Suddenly, a string of incidents had blemished the name of English football as pundits warned we were heading back to the dark ages of the 70s and 80s where National Front chants were sung on the terraces and banana throwing was acceptable. At Millwall, Marvin Sordell accused small sections of the crowd of racial abuse, of which a 14-year-old boy was subsequently banned from the New Den, and Oldham’s Lee Croft was wrongly believed to have used racist language towards a ball boy.

Peter Herbert however was handing the larger issues, all be it the wrong issues. Clarke Carlisle, PFA Chairman and Question Time panellist, has accused Herbert of careerism following the two issues he has decided to champion.

First came the Mark Clattenburg incident. Chelsea made a complaint to the F.A. over the referee apparently using racist language during a game. Now, I wasn’t there, but I’m fairly certain Mark Clattenburg, a man who has refereed for years, during a period in English football where racism is the number one topic, in the middle of an extremely tense  title-race clash, would not just slip in a couple of racial slurs. Peter Herbert was also not at the game, but he decided to file his own complaint with the Metropolitan police, who have now dropped the case over a lack of evidence.

Then, Peter Herbert delivered the bombshell that he will always be remembered for. He warned Tottenham Hotspur that he would be making another official complaint to the police unless more is done to stop racist chanting at White Hart Lane. But, Herbert does not only mean the disgusting hissing noises made by away supporters doing impressions of Nazi gas chambers, he also wants an end to all chants involving the "Y-word". The "Y-word" is a racial slur; originally it was a term of offence. But it has been adopted by Spurs fans of every ethnicity and religion as a defence mechanism against anti-Semitism, as well as being a banner of identity.

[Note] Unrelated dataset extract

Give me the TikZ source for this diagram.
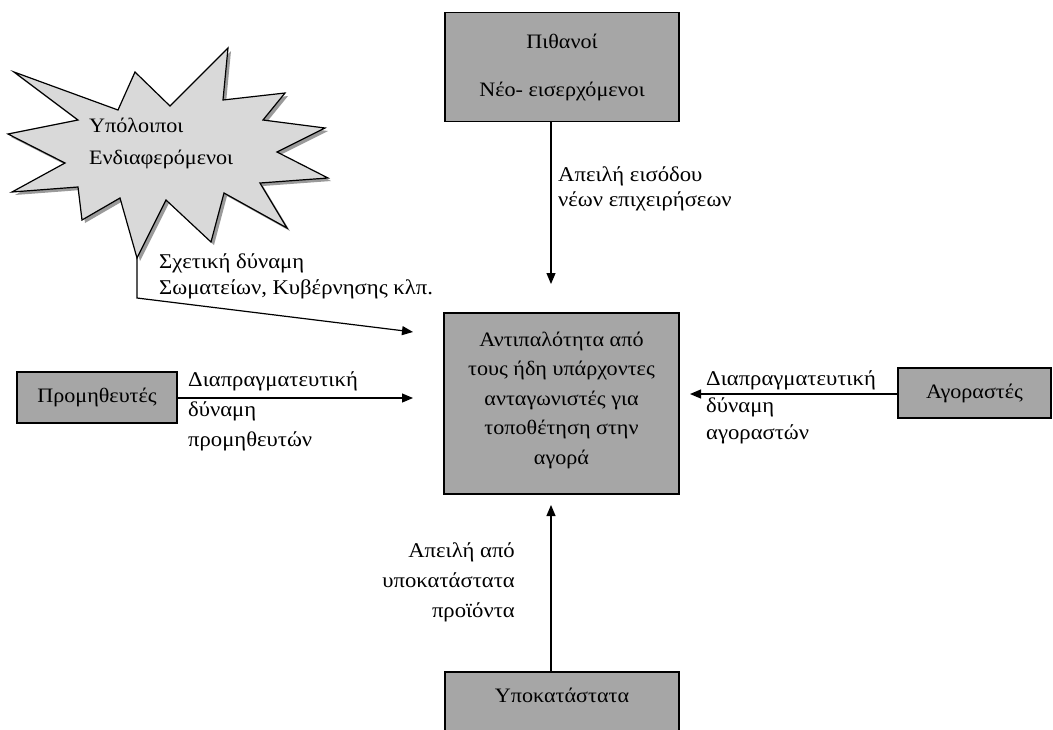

Herbert is fighting a battle with Tottenham he simply won’t win. And furthermore, I believe his hostile efforts will prove detrimental in the bid to stop racism. In Leicester, an Under 15s team called Nirvana FC, constituted of mainly Black and Asian players, received racial abuse from spectators. The club claim that their opposition’s supporters made monkey noises, offensive gestures and ended the match with a violent pitch invasion. The sudden outburst of racist behaviour, that wouldn’t have happened a few months ago, happened for the same reasons a Chelsea fan was caught on camera doing a monkey impression – because the sensationalist approach to racism in football, has heightened racial tensions.

I don’t accuse Herbert of being a provocateur, but his method of attracting the headlines, labelling the FA as systematically racist, and getting involved in every allegation will not make him any friends and will not add weight to his arguments.

Saying that Herbert should stop complaining is an easy position for someone who has no experience of being racially abused. However, it is a view shared by John Barnes, a man who knows more than anyone about racism in English football.

“The Society of Black Lawyers should stick to law. They are lawyers, they should not be getting involved in football, they should be getting involved in legal matters for which [the Clattenburg case] isn’t one," said Barnes.

"Racism is a big problem in football and it’s a serious problem but what’s going to work against it is if you start looking for racism where it doesn’t exist.”